All of those things I’ve just mentioned neglect to mention one other, astonishing, achievement. For a lot of the film Orson Welles was behind the camera and in front of the camera. Every shot he wanted Metty to capture had to be conceived in Welles’ imagination, communicated to Metty and the operator and focus-puller, and then Welles had to step in front of the camera and suddenly transform himself into the fat, ugly, despicably arrogant Captain Quinlan and start giving his performance. To be able to achieve all of those things, which are then filmed in real-time, must requires a brain the size of the great outdoors, having also accepted the thankless (and unpaid) task of turning a potboiler B-grade story into a screenplay, and giving direction to his other actors.

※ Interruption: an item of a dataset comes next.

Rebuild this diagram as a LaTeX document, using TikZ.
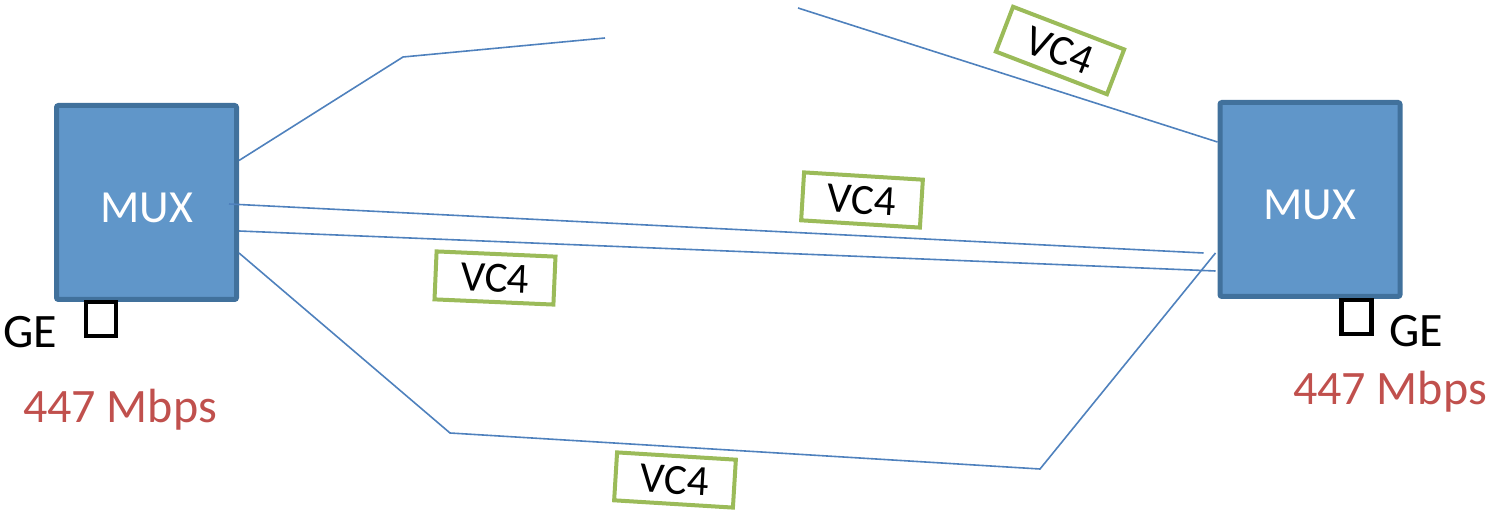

Those things in themselves don’t necessarily add up to a good film, a great film or a bad film. That’s another part of what is required of a director. He/she has to be able to envisage the film and the shots and the pacing of the screenplay and where they wants to edit the start and end of scenes; to know how they want the finished product to unfold. Welles would have had to juggle a hundred decisions every day while principal photography is underway and get them right as well.
As if that is not enough, it takes a special kind of person to have a film that is taken out of his hands, reshot, recut, rescripted and it still makes a damn fine film at 93 minutes or 95 minutes instead of 105 minutes.
[I haven’t even started to talk about the merits of the film, as a film, yet.]
Exhibit A, The Magnificent Ambersons. Exhibit B, Touch of Evil, even before the 1998 restoration.
This is the 1992 Halliwell entry for Touch of Evil:
“Overpoweringly atmospheric melodrama crammed with Wellesian touches, but very cold and unsympathetic, with rather restrained performances (especially his) and a plot which takes some following. Hardly the most audspicious return to Hollywood for a wanderer, but now becoming a cult classic.”
Scheuer, 1975-76, 95 minutes, ***½, “Absorbing weirdie in the Wellesian manner – he wrote, directed, plays a leading role as a gross copper investigating a murder, kidnapping and assorted felonies down Mexico way… Good for those seeking the unusual.”
Maltin, 1992, ****, “Fantastic, justifiably famous opening shot merely commences stylistic masterpiece, dazzlingly photographed by Russell Metty. Great Latin Rock score by Henry Mancini… Most revival theatres now show Welles’ original 108m. version, discovered in 1976.”